Bad Advice On Get-Rich-Quick Pregnancy Schemes And Scary Gay Neighbors

Welcome to our latest Bad Advice column! Stay tuned every Tuesday for more terrible guidance based on actual letters.
“My family has been put in a difficult position. Last year, a woman my brother had a one-night-stand with became pregnant. I have heard from more than one person that she’s known as the town tramp or ‘crazy.’
We’re sure she planned it because he makes a good living and can support the child financially, and she insisted on keeping the baby. My brother, God bless him, is doing what’s necessary, although having a child with a woman he has come to despise weighs heavily on him.
How should we, his family, handle this? At this point, I have no interest in laying eyes on her or her baby, blood kin or not. I feel no affinity for the child because I know my brother didn’t want it. Maybe in time, I could find a way to know this child, but for now my anger prevents it.”
—From “LIVID SISTER IN TEXAS” via “Dear Abby,” 19 April 2017

Dear Livid Sister,

My heart goes out to you, the person at the heart of your brother’s unwitting bewitchment by this contemptible scuzz. Men are powerless to resist the opportunity to put their raw dicks in anyone who crosses their path, and your brother, who could not have known that engaging in sexual contact with this woman could result in her pregnancy, has been cruelly hoodwinked into one crafty seductress’ elaborate plan to put her life at risk to ensnare him in an 18-year financial scam that will take up most of her time and energy for the foreseeable future.
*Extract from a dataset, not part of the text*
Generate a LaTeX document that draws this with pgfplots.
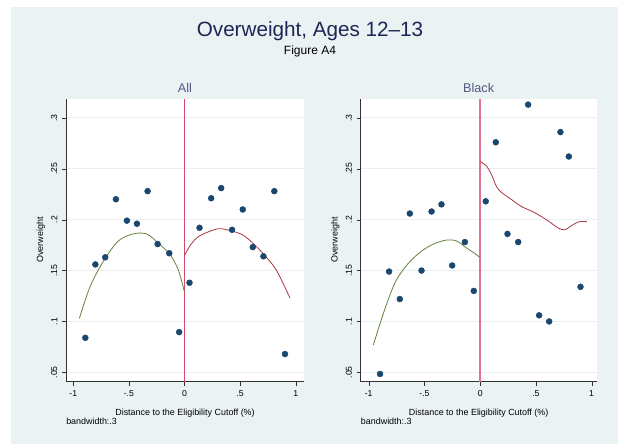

Men are powerless to resist the opportunity to put their raw dicks in anyone who crosses their path.

Now you have to suffer the unimaginable consequences: knowing a baby exists on earth because someone with a whole mind, body, and conscience of their own made a decision about whether to carry a pregnancy to term even though you didn’t think it was a good idea. Your poor brother bears no responsibility in this situation, and it’s time you put your energy to good use: working up a lifetime of resentment against a mean baby that got itself born at you.

“Our neighbor, ‘Harvey,’ is a homosexual and frequently has various men stay at his house overnight — sometimes more than one at a time.
Here’s the problem: We have an 11-year-old son, and though Harvey is nice to him and a good neighbor to us, should we keep our son from any association with Harvey? My husband doesn’t seem to think there’s any problem, but one can never be too safe when it comes to protecting your children.”
—From “Sleepless in Seattle” via “Annie’s Mailbox,”, 25 April 2017

Dear Sleepless in Seattle,

You cannot be too careful when the homosexuals are so close at hand. One never knows when a little errant gay is going to hop over the fence and lodge itself in the heart of your pure, heterosexual flowerbed. There is only one reason a gay man might have people staying overnight in his home, and it’s elaborate sex parties filled with promiscuous raunchery, a behavior unique to gay people and in which straight people have never engaged, and even if they did engage in such behavior, which they would never do, it is completely fine because straight people never do creepy things.

You say that Harvey is a kind man and a good neighbor who has given you no reason whatsoever to question his character or intentions with your son, but it’s probably an elaborate cover for his plot to do a whole load of gay stuff in the front yard the next time your son is taking out the trash, because gay. Banning your son from any interaction with Harvey will ensure that he remains blissfully unaware that gay people exist and will have the added bonus of in no way piquing your child’s curiosity as to why he is suddenly forbidden from making eye contact with that guy mowing his lawn. Teaching your son to shun and fear one particular gay dude is a thoughtful plan that is guaranteed to keep him safe from harm for the rest of his life.

“We have lived in the same small town for more than a decade. My daughter is active in sports, church and family activities. A rather awkward but sweet girl, the same age as my daughter, moved into our neighborhood, and in the summer, the girls would occasionally play together.
During the school year, my daughter has a booked social calendar. She had a party, and this new neighbor did not make the list. She is now texting my daughter asking her why she wasn’t invited. I’ve told my daughter that is a text she should not respond to, but I wondered if you had better advice?”
— Via “Miss Manners,” Washington Post, 13 April 2017

Dear Reader,

It’s never too early to teach children the importance of keeping A-, B-, and C-list tiers in which other people are treated as pawns and fillers based on the occasion. Your 11-year-old will only have a few opportunities in her life to establish herself with all the best 11-year-olds, and expressing the bare minimum of politeness to this neighbor child could have serious ramifications. A kindly diplomatic response to an awkward inquiry about a party runs the risk of teaching your daughter about neighborly goodwill and social etiquette; better that she ghosts on this little girl until she’s ready to entertain her company again when the summer social doldrums kick in and she has a few moments of precious free time to toss the poor wretch’s way.